Project Canterbury

Locust Street Letters

By Frank Lawrence Vernon

Philadelphia: St. Mark's Church, Locust Street.




Humility, penitence, patience are the dominant notes which give utterance in the Christian ceremonies for the dead.

Humility is seeing things as they are, in right relations and in true proportions. Humility is looking things in the face. This is precisely what the Church always does. She looks everything in the face. She looks life in the face without disquietude. She looks death in the face without dismay. She receives the child at the Font. She sends the child out into life with spiritual equipment sufficient to enable that child to continue steadfast in faith, joyful through hope and rooted in charity. She provides for all the spiritual needs of the journey of life. Illumination, strength and filial piety, in one Sacrament. Pardon and peace in another. The strengthening and refreshing of body and soul and preservation unto everlasting life in another. Healing grace for soul and body in another.

And then at the journey’s end, She is there, wise, competent and effective. She knows just what to do and how to do it. She is militant in one world, expectant in another, triumphant in another. She is at home in all three. Her agents are active in all three, and they work together. There is never an instant when the souls in her keeping are alone, forgotten or uncared for. Her last absolution sets the soul free from the last fetter. Her Viaticum furnishes food for the journey from one world to another. Her last Unction leaves no need unsupplied. At the moment of death, when her priests finish their work in one world, her Angels begin in another.

At death She receives the body, which once She received at the Font, and finds place for it before her Altar. Here once more She faces things as they are. She does not disguise death. She makes it plain. She is not afraid of letting it appear in its reality, because She is not afraid of its reality.

The body is covered with a purple pall, signifying that body and soul are clothed with penitence. On either side stand six burning candles, for He who is the light of the world, is lightening the darkness of death, and in Him is no darkness at all, for the night is as clear as the day. She chants her psalms and they are psalms of pilgrimage through death to life. She reads her lessons and they are plain instructions on the facts of death. She recites her collects and they are for the soul departed. She will care for the mourners at another more fitting time, not then. She pronounces her absolution over the body. She bathed that body once with the water of Baptism. And at this last moment She sprinkles it with holy water and prays that its Baptismal purity may be restored. She envelops it with fragrant incense the while She invokes the prayers of her Saints who are waiting behind the veil.
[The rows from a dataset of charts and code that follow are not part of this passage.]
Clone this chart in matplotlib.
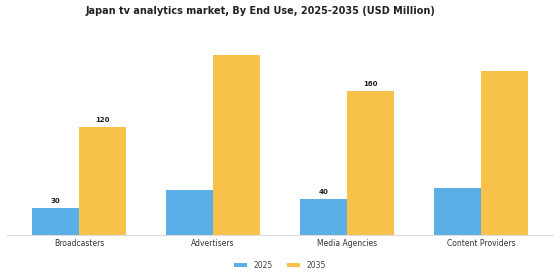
import matplotlib
matplotlib.use("Agg")
import matplotlib.pyplot as plt
import numpy as np

categories = ["Broadcasters", "Advertisers", "Media Agencies", "Content Providers"]
values_2025 = [30, 50, 40, 52]
values_2035 = [120, 200, 160, 182]
labels_2025 = ["30", "", "40", ""]
labels_2035 = ["120", "", "160", ""]
series_names = ["2025", "2035"]

c2025 = "#5aafe6"
c2035 = "#f8c24a"

fig = plt.figure(figsize=(5.6, 2.8), dpi=100)
ax = fig.add_axes([0.013, 0.1607, 0.974, 0.696])

x = np.arange(len(categories))
w = 0.35
b1 = ax.bar(x - w / 2, values_2025, w, color=c2025, label=series_names[0])
b2 = ax.bar(x + w / 2, values_2035, w, color=c2035, label=series_names[1])

for bars, labs in ((b1, labels_2025), (b2, labels_2035)):
    for rect, lab in zip(bars, labs):
        if lab:
            ax.annotate(lab, (rect.get_x() + rect.get_width() / 2, rect.get_height()),
                        xytext=(0, 3), textcoords="offset points", ha="center", va="bottom",
                        fontsize=5, fontweight="bold", color="#222222")

ax.set_xlim(-0.535, 3.535)
ax.set_ylim(0, 216.7)
ax.set_xticks(x)
ax.set_xticklabels(categories, fontsize=5.5, color="#333333")
ax.tick_params(axis="x", length=0, pad=3)
ax.set_yticks([])
for s in ["top", "right", "left"]:
    ax.spines[s].set_visible(False)
ax.spines["bottom"].set_color("#dddddd")
ax.spines["bottom"].set_linewidth(0.8)

fig.text(0.466, 0.96, "Japan tv analytics market, By End Use, 2025-2035 (USD Million)",
         fontsize=7, fontweight="bold", color="#222222", ha="center", va="center")

fig.legend(handles=[b1, b2], labels=series_names, loc="center", bbox_to_anchor=(0.5, 0.052),
           ncol=2, frameon=False, fontsize=5.5, handlelength=1.7, handleheight=0.45,
           handletextpad=0.9, columnspacing=1.8, labelcolor="#444444")

fig.savefig("out.png", dpi=100)
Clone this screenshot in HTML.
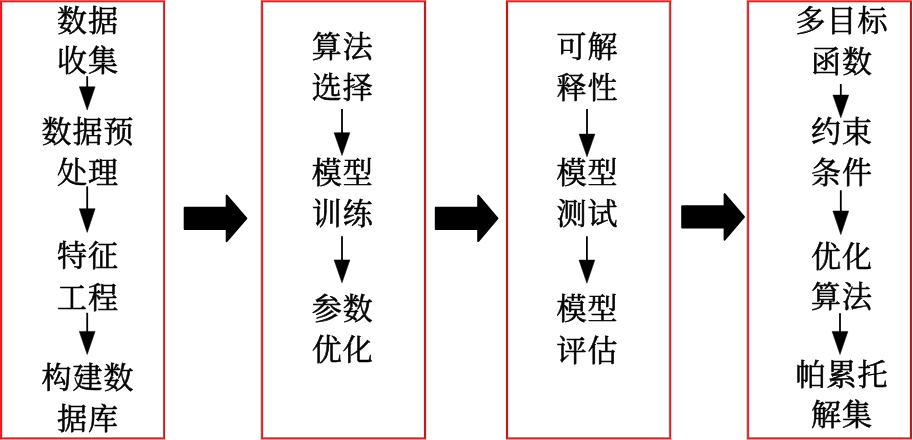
<!DOCTYPE html><html lang="zh"><head><meta charset="utf-8"><title>流程图</title><style>html,body{margin:0;padding:0;background:#fff}svg{display:block}text{font-family:"Liberation Serif", "Noto Serif CJK SC", serif;font-size:30px;fill:#000;text-anchor:middle;letter-spacing:1px;font-weight:400;stroke:#000;stroke-width:0.55px}svg{will-change:transform}</style></head><body>
<svg width="913" height="440" viewBox="0 0 913 440">
<rect width="913" height="440" fill="#fff"/>
<g shape-rendering="crispEdges">
<rect x="0" y="0" width="1" height="440" fill="#ee1e24"/>
<rect x="1" y="0" width="1" height="440" fill="#cd2328"/>
<rect x="2" y="0" width="1" height="440" fill="#fbdcdc"/>
<rect x="162" y="0" width="1" height="440" fill="#fdeaea"/>
<rect x="163" y="0" width="1" height="440" fill="#b24a4e"/>
<rect x="164" y="0" width="1" height="440" fill="#a22a2e"/>
<rect x="165" y="0" width="1" height="440" fill="#fdeaea"/>
<rect x="0" y="0" width="165" height="1" fill="#ff5555"/>
<rect x="0" y="1" width="165" height="1" fill="#c42d30"/>
<rect x="2" y="2" width="161" height="1" fill="#f4bcbc"/>
<rect x="2" y="437" width="161" height="1" fill="#d07c7e"/>
<rect x="0" y="438" width="165" height="1" fill="#b43236"/>
<rect x="0" y="439" width="165" height="1" fill="#ff8787"/>
<rect x="260" y="0" width="1" height="440" fill="#ffc4c4"/>
<rect x="261" y="0" width="1" height="440" fill="#c04448"/>
<rect x="262" y="0" width="1" height="440" fill="#ad363a"/>
<rect x="263" y="0" width="1" height="440" fill="#f3dada"/>
<rect x="423" y="0" width="1" height="440" fill="#fbe4e4"/>
<rect x="424" y="0" width="1" height="440" fill="#c3191e"/>
<rect x="425" y="0" width="1" height="440" fill="#c3191e"/>
<rect x="426" y="0" width="1" height="440" fill="#fbe4e4"/>
<rect x="261" y="0" width="165" height="1" fill="#ff5555"/>
<rect x="261" y="1" width="165" height="1" fill="#c42d30"/>
<rect x="263" y="2" width="161" height="1" fill="#f4bcbc"/>
<rect x="263" y="437" width="161" height="1" fill="#d07c7e"/>
<rect x="261" y="438" width="165" height="1" fill="#b43236"/>
<rect x="261" y="439" width="165" height="1" fill="#ff8787"/>
<rect x="505" y="0" width="1" height="440" fill="#fbe4e4"/>
<rect x="506" y="0" width="1" height="440" fill="#c3191e"/>
<rect x="507" y="0" width="1" height="440" fill="#c3191e"/>
<rect x="508" y="0" width="1" height="440" fill="#fbe4e4"/>
<rect x="668" y="0" width="1" height="440" fill="#f3dada"/>
<rect x="669" y="0" width="1" height="440" fill="#b9585c"/>
<rect x="670" y="0" width="1" height="440" fill="#ad363a"/>
<rect x="671" y="0" width="1" height="440" fill="#ffc0c0"/>
<rect x="506" y="0" width="165" height="1" fill="#ff5555"/>
<rect x="506" y="1" width="165" height="1" fill="#c42d30"/>
<rect x="508" y="2" width="161" height="1" fill="#f4bcbc"/>
<rect x="508" y="437" width="161" height="1" fill="#d07c7e"/>
<rect x="506" y="438" width="165" height="1" fill="#b43236"/>
<rect x="506" y="439" width="165" height="1" fill="#ff8787"/>
<rect x="746" y="0" width="1" height="440" fill="#ffc0c0"/>
<rect x="747" y="0" width="1" height="440" fill="#c04448"/>
<rect x="748" y="0" width="1" height="440" fill="#b04045"/>
<rect x="749" y="0" width="1" height="440" fill="#f3dada"/>
<rect x="909" y="0" width="1" height="440" fill="#fbe4e4"/>
<rect x="910" y="0" width="1" height="440" fill="#c3191e"/>
<rect x="911" y="0" width="1" height="440" fill="#c3191e"/>
<rect x="912" y="0" width="1" height="440" fill="#fdeeee"/>
<rect x="747" y="0" width="165" height="1" fill="#ff5555"/>
<rect x="747" y="1" width="165" height="1" fill="#c42d30"/>
<rect x="749" y="2" width="161" height="1" fill="#f4bcbc"/>
<rect x="749" y="437" width="161" height="1" fill="#d07c7e"/>
<rect x="747" y="438" width="165" height="1" fill="#b43236"/>
<rect x="747" y="439" width="165" height="1" fill="#ff8787"/>
</g>
<defs><filter id="soft" x="-5%" y="-5%" width="110%" height="110%"><feGaussianBlur stdDeviation="0.4"/></filter></defs><g filter="url(#soft)">
<text transform="translate(88 31.33) scale(1 1)">数据</text>
<text transform="translate(88 71.33) scale(1 1)">收集</text>
<text transform="translate(88 142.30) scale(1 1)">数据预</text>
<text transform="translate(88 183.40) scale(1 1)">处理</text>
<text transform="translate(88 266.30) scale(1 1)">特征</text>
<text transform="translate(88 307.55) scale(1 1)">工程</text>
<text transform="translate(88 388.40) scale(1 1)">构建数</text>
<text transform="translate(88 429.45) scale(1 1)">据库</text>
<text transform="translate(342.8 57.30) scale(1 1)">算法</text>
<text transform="translate(342.8 98.45) scale(1 1)">选择</text>
<text transform="translate(342.8 183.45) scale(1 1)">模型</text>
<text transform="translate(342.8 223.60) scale(1 1)">训练</text>
<text transform="translate(342.8 319.40) scale(1 1)">参数</text>
<text transform="translate(342.8 360.45) scale(1 1)">优化</text>
<text transform="translate(587.5 57.40) scale(1 1)">可解</text>
<text transform="translate(587.5 98.45) scale(1 1)">释性</text>
<text transform="translate(587.5 183.45) scale(1 1)">模型</text>
<text transform="translate(587.5 223.55) scale(1 1)">测试</text>
<text transform="translate(587.5 319.25) scale(1 1)">模型</text>
<text transform="translate(587.5 360.60) scale(1 1)">评估</text>
<text transform="translate(842 31.33) scale(1 1)">多目标</text>
<text transform="translate(842 71.60) scale(1 1)">函数</text>
<text transform="translate(842 142.45) scale(1 1)">约束</text>
<text transform="translate(842 183.30) scale(1 1)">条件</text>
<text transform="translate(842 266.60) scale(1 1)">优化</text>
<text transform="translate(842 307.30) scale(1 1)">算法</text>
<text transform="translate(842 384.50) scale(1 1)">帕累托</text>
<text transform="translate(842 425.30) scale(1 1)">解集</text>
</g>
<line x1="87.2" y1="76.25" x2="87.2" y2="88.8" stroke="#000" stroke-width="1.8"/>
<polygon points="79.3,86.8 95.1,86.8 87.2,110" fill="#000" stroke="#000" stroke-width="0.5" stroke-linejoin="round"/>
<line x1="87.2" y1="186.4" x2="87.2" y2="210.7" stroke="#000" stroke-width="1.8"/>
<polygon points="79.3,208.7 95.1,208.7 87.2,232.4" fill="#000" stroke="#000" stroke-width="0.5" stroke-linejoin="round"/>
<line x1="87.2" y1="312.8" x2="87.2" y2="333.4" stroke="#000" stroke-width="1.8"/>
<polygon points="79.3,331.4 95.1,331.4 87.2,354.5" fill="#000" stroke="#000" stroke-width="0.5" stroke-linejoin="round"/>
<line x1="342" y1="108.9" x2="342" y2="134.7" stroke="#000" stroke-width="1.8"/>
<polygon points="334.1,132.7 349.9,132.7 342,155.5" fill="#000" stroke="#000" stroke-width="0.5" stroke-linejoin="round"/>
<line x1="342" y1="236.3" x2="342" y2="261.9" stroke="#000" stroke-width="1.8"/>
<polygon points="334.1,259.9 349.9,259.9 342,282.8" fill="#000" stroke="#000" stroke-width="0.5" stroke-linejoin="round"/>
<line x1="587" y1="108.9" x2="587" y2="136.1" stroke="#000" stroke-width="1.8"/>
<polygon points="579.1,134.1 594.9,134.1 587,156.8" fill="#000" stroke="#000" stroke-width="0.5" stroke-linejoin="round"/>
<line x1="586.9" y1="236.3" x2="586.9" y2="262.1" stroke="#000" stroke-width="1.8"/>
<polygon points="579,260.1 594.8,260.1 586.9,283.2" fill="#000" stroke="#000" stroke-width="0.5" stroke-linejoin="round"/>
<line x1="840.8" y1="84" x2="840.8" y2="97.1" stroke="#000" stroke-width="1.8"/>
<polygon points="832.9,95.1 848.7,95.1 840.8,117.8" fill="#000" stroke="#000" stroke-width="0.5" stroke-linejoin="round"/>
<line x1="840.8" y1="190.3" x2="840.8" y2="213" stroke="#000" stroke-width="1.8"/>
<polygon points="832.9,211 848.7,211 840.8,234.6" fill="#000" stroke="#000" stroke-width="0.5" stroke-linejoin="round"/>
<line x1="840" y1="313.2" x2="840" y2="333.4" stroke="#000" stroke-width="1.8"/>
<polygon points="832.1,331.4 847.9,331.4 840,354.5" fill="#000" stroke="#000" stroke-width="0.5" stroke-linejoin="round"/>
<polygon points="184.70,207.80 184.70,229.00 226.70,229.00 226.70,241.16 246.33,218.40 226.70,195.64 226.70,207.80" fill="#000" stroke="#000" stroke-width="2" stroke-linejoin="round"/>
<polygon points="435.80,207.80 435.80,229.00 478.20,229.00 478.20,241.12 497.44,218.40 478.20,195.68 478.20,207.80" fill="#000" stroke="#000" stroke-width="2" stroke-linejoin="round"/>
<polygon points="682.20,206.30 682.20,227.50 724.60,227.50 724.60,239.63 743.94,216.90 724.60,194.17 724.60,206.30" fill="#000" stroke="#000" stroke-width="2" stroke-linejoin="round"/>
</svg></body></html>
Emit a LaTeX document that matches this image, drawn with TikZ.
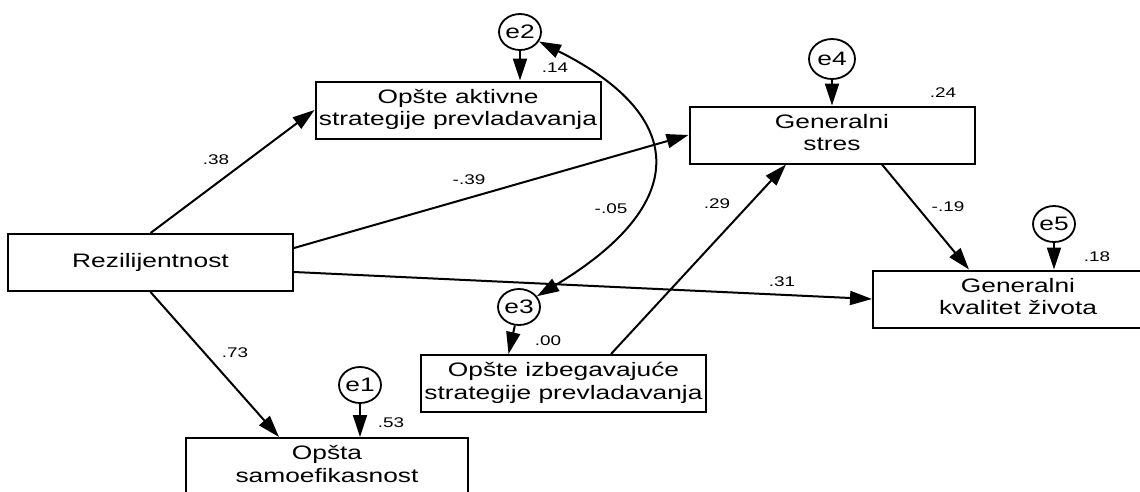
\documentclass[tikz,border=0pt]{standalone}
\usepackage{fontspec}
\setmainfont{Liberation Sans}
\usetikzlibrary{arrows.meta,shapes.geometric}
\newcommand\bt[1]{\scalebox{1.35}[1]{\begin{tabular}{@{}c@{}}#1\end{tabular}}}
\newcommand\lt[1]{\scalebox{1.35}[1]{#1}}
\begin{document}
\begin{tikzpicture}[x=1pt,y=-1pt,
 box/.style={draw, line width=2pt, minimum width=285pt, minimum height=57pt, inner sep=0pt, font=\fontsize{19.5}{22.5}\selectfont},
 err/.style={draw, ellipse, line width=1.8pt, minimum width=42pt, minimum height=36pt, inner sep=0pt, font=\fontsize{19.5}{22}\selectfont},
 lbl/.style={inner sep=0pt, font=\fontsize{14}{16}\selectfont},
 arr/.style={line width=2pt, -{Triangle[length=22pt,width=14pt]}},
 dbl/.style={line width=2pt, {Triangle[length=22pt,width=14pt]}-{Triangle[length=22pt,width=14pt]}}
]
\clip (0,0) rectangle (1140,491);
\fill[white] (0,0) rectangle (1140,491);
% boxes
\node[box] (R) at (150.5,262.5) {\lt{Rezilijentnost}};
\node[box] (A) at (458,110) {\bt{Opšte aktivne\\strategije prevladavanja}};
\node[box] (S) at (832,135) {\bt{Generalni\\stres}};
\node[box, minimum width=290pt] (K) at (1018,299) {\bt{Generalni\\kvalitet života}};
\node[box] (I) at (563.5,383.5) {\bt{Opšte izbegavajuće\\strategije prevladavanja}};
\node[box, minimum width=282pt] (O) at (327,466.5) {\bt{Opšta\\samoefikasnost}};
% error terms
\node[err] (e2) at (520,32) {\lt{e2}};
\node[err, minimum width=46pt, minimum height=40pt] (e4) at (832,59) {\lt{e4}};
\node[err] (e5) at (1054,224) {\lt{e5}};
\node[err] (e3) at (519,307) {\lt{e3}};
\node[err] (e1) at (360,385) {\lt{e1}};
% paths
\draw[arr] (R.north) -- (A.west);
\draw[arr] ([yshift=14.5pt]R.east) -- (S.west);
\draw[arr] ([yshift=-9.5pt]R.east) -- (K.west);
\draw[arr] (R.south) -- ([xshift=-48pt]O.north);
\draw[arr] ([xshift=47.5pt]I.north) -- ([xshift=-46pt]S.south);
\draw[arr] ([xshift=50pt]S.south) -- ([xshift=-49pt]K.north);
\draw[arr] (e2) -- (e2 |- A.north);
\draw[arr] (e4) -- (e4 |- S.north);
\draw[arr] (e5) -- (e5 |- K.north);
\draw[arr] (e1) -- (e1 |- O.north);
\draw[arr] (e3) -- ([xshift=-55pt]I.north);
\draw[dbl] (e2) .. controls (690,117) and (689,205) .. (e3);
% labels
\node[lbl] (l38) at (216,160) {\lt{.38}};
\node[lbl] (l39) at (469,180) {\lt{-.39}};
\node[lbl] (l05) at (611,209) {\lt{-.05}};
\node[lbl] (l29) at (717,204) {\lt{.29}};
\node[lbl] (l19) at (948,207) {\lt{-.19}};
\node[lbl] (l24) at (943,93) {\lt{.24}};
\node[lbl] (l14) at (555,68) {\lt{.14}};
\node[lbl] (l18) at (1097,257) {\lt{.18}};
\node[lbl] (l31) at (782,282) {\lt{.31}};
\node[lbl] (l00) at (548,341) {\lt{.00}};
\node[lbl] (l53) at (391,423) {\lt{.53}};
\node[lbl] (l73) at (235,353) {\lt{.73}};
\end{tikzpicture}
\end{document}
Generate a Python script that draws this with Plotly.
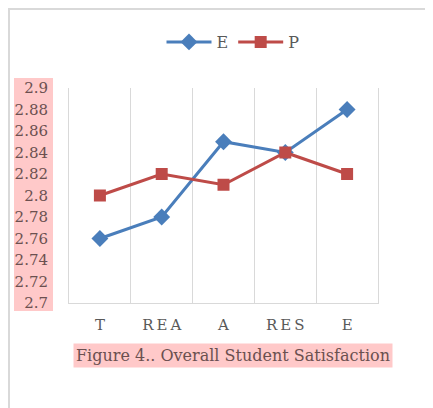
import plotly.graph_objects as go

categories = ["T", "R\u2009E\u2009A", "A", "R\u2009E\u2009S", "E"]
series_e = [2.76, 2.78, 2.85, 2.84, 2.88]
series_p = [2.80, 2.82, 2.81, 2.84, 2.82]
tick_vals = [2.7, 2.72, 2.74, 2.76, 2.78, 2.8, 2.82, 2.84, 2.86, 2.88, 2.9]
tick_text = ["2.7", "2.72", "2.74", "2.76", "2.78", "2.8", "2.82", "2.84", "2.86", "2.88", "2.9"]

BLUE = "#4A7EBB"
RED = "#BE4B48"
FONT = "DejaVu Serif"

fig = go.Figure()
fig.add_trace(go.Scatter(x=categories, y=series_e, name="E", mode="lines+markers",
                         line=dict(color=BLUE, width=3),
                         marker=dict(symbol="diamond", size=13, color=BLUE)))
fig.add_trace(go.Scatter(x=categories, y=series_p, name="P", mode="lines+markers",
                         line=dict(color=RED, width=3),
                         marker=dict(symbol="square", size=12, color=RED)))

OFF = 8  # page body margin
W, H = 425, 400
# screen-space plot box: x 69..378, y 88..303
L, T = 69 - OFF, 88 - OFF
R, B = W - (378 - OFF), H - (303 - OFF)
pw, ph = W - L - R, H - T - B

def px(x):
    return (x - OFF - L) / pw

def py(y):
    return (H - B - (y - OFF)) / ph

fig.update_layout(
    width=W, height=H,
    margin=dict(l=L, r=R, t=T, b=B, autoexpand=False),
    paper_bgcolor="white", plot_bgcolor="white",
    font=dict(family=FONT, color="#595959"),
    showlegend=True,
    legend=dict(orientation="h", xref="container", yref="container",
                x=(233 - OFF) / W, y=1 - (42 - OFF) / H, xanchor="center", yanchor="middle",
                font=dict(size=16, color="#595959"), itemwidth=45, bgcolor="rgba(0,0,0,0)"),
    xaxis=dict(type="category", range=[-0.5, 4.5], showgrid=True, gridcolor="#d9d9d9",
               gridwidth=1, tickson="boundaries", ticks="", showline=True,
               linecolor="#d9d9d9", linewidth=1, zeroline=False, automargin=False,
               tickfont=dict(size=15, color="#595959", family=FONT), ticklabelstandoff=8),
    yaxis=dict(range=[2.7, 2.9], tickvals=tick_vals, ticktext=tick_text, showgrid=False,
               zeroline=False, showline=True, mirror=True, linecolor="#d9d9d9", linewidth=1,
               ticks="", automargin=False,
               tickfont=dict(size=15, color="#6b5050", family=FONT), ticklabelstandoff=17),
    shapes=[
        dict(type="rect", xref="paper", yref="paper", x0=px(14), x1=px(53), y0=py(311), y1=py(78),
             fillcolor="#ffc9c9", line=dict(width=0), layer="below"),
        dict(type="path", xref="paper", yref="paper",
             path=f"M {px(9)} {py(420)} L {px(9)} {py(9)} L {px(440)} {py(9)}",
             line=dict(color="#d9d9d9", width=2)),
    ],
    annotations=[
        dict(text="Figure 4.. Overall Student Satisfaction", xref="paper", yref="paper",
             x=px(233), y=py(355), xanchor="center", yanchor="middle", showarrow=False,
             font=dict(size=16, color="#6b5050", family=FONT), bgcolor="#ffc9c9", borderpad=2),
    ],
)

fig.write_html("out.html")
And then She makes way for the Lord of Life, the Advocate, Mediator, Redeemer and Saviour of mankind. She relies only and wholly upon His all-sufficient aid and comfort and deliverance. It is aid in death for which She asks. She makes it plain. Her Altar is vested in black. There are no festival flowers. For this business which She is transacting is not a festive occasion. It is a serious business. It is Miserere, not Alleluia now. She is absorbed for this moment in that soul. Her Introit, Collect, Epistle, Tract, Gradual, Sequence, Gospel and Offertory have to do with death. There are no lapses into diverting melody. She sings, but it is the austere, unearthly, exquisite chant of the undivided Church. Her courtiers at the Altar wear court attire. But it is a court in mourning. “Lord all pitying Jesu blest,” She cries, “Grant them thine eternal rest.”

And then having made all things ready, She opens the door, at the Consecration, and then, Her Lord Himself appears in His Sacramental Body. “O Lamb of God,” She cries, “that taketh away the sins of the world, grant them rest. Grant them thine eternal rest.” And her Lord offers the timeless Sacrifice of Calvary. Between the sins, done in that body under that purple pall, and their reward, is placed the Passion of God’s Son our Lord. The body is carried out from the building. The Church is content. The soul is safe in the arms of Jesus. The body He will raise at the last day.